O australiano Noyce disse que a época foi ideal para o filme, o primeiro que ele produz em sua terra natal em 12 anos.

"As relações da Austrália com a Austrália aborígene mudaram muito nos últimos anos, e eu sabia que era a época certa para uma história como esta, não apenas aqui, mas para todo o mundo", disse ele em entrevista.

"Achei a história mais comovente do que qualquer roteiro que já tinha lido, reforçada pelo fato de que as meninas fizeram de verdade a jornada", disse o cineasta sobre o trabalho da roteirista Christine Olsen, que levou dois meses para convencer o ocupado diretor a ler o trabalho.

Noyce, de "O Colecionador de Ossos" (com Denzel Washington e Angelina Jolie) e "Jogos Patrióticos" (com Harrison Ford), já estava se preparando para dirigir outra superprodução, mas os planos mudaram e ele abraçou o projeto aborígene.

O ator britânico Kenneth Branagh topou atuar no filme, e o legendário Peter Gabriel ficou a cargo da trilha sonora.

Escravidão virtual

O roteiro foi adaptado do livro "Follow the Rabbit-Proof Fence", da escritora aborígene Doris Pilkington Garimara, que havia sido separada de sua mãe na infância, que só voltou a ver depois de 31 anos.

O título vem da cerca que divide o país-continente de norte a sul. A cerca, criada para proteger lavouras e pastos dos coelhos, foi construída por operários temporários.

A mãe de Doris, Molly, fugiu de um assentamento do governo aos 14 anos, acompanhada de sua irmã e de uma prima. Para voltar para casa, caminhou ao longo da cerca. Aos 24 anos, Molly foi sequestrada novamente.

Conseguiu mais uma vez fugir, mas só pôde levar uma filha consigo, Annabelle, deixando Doris para trás.
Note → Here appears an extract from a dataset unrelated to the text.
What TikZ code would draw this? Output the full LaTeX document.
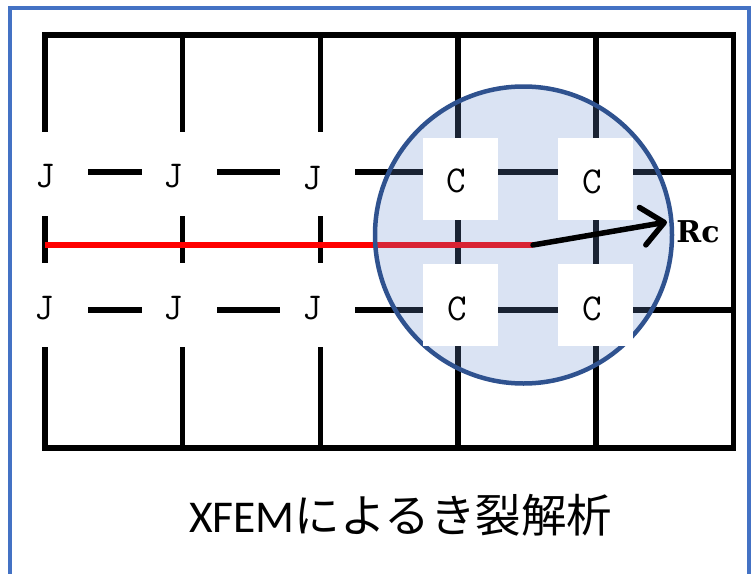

Um ano depois, o governo tirou Annabelle de Molly, e as duas nunca mais se viram.

Os aborígenes sequestrados em tenra idade viviam em condições de virtual escravidão, muitas vezes sendo até submetidos a castigos físicos, além de frequentes estupros.

O filme, que custou US$ 5 milhões, já arrecadou US$ 4 milhões apenas na Austrália, apesar da controvérsia. Políticos exigiram que a Miramax retirasse o pôster promocional de circulação e pedisse desculpas pela frase da campanha: "O que aconteceria se o governo sequestrasse sua filha?"

"Não pedimos desculpas pela verdade", disse o estúdio.

Grupos de direitos humanos acham que o governo é quem deveria pedir desculpas pela "Geração Perdida", pelo que consideram, na prática, um genocídio.

Segundo eles, a reconciliação com os cerca de 400 mil aborígenes do pais só seria possível depois da aceitação da responsabilidade, o que não deverá ocorrer no atual governo conservador australiano.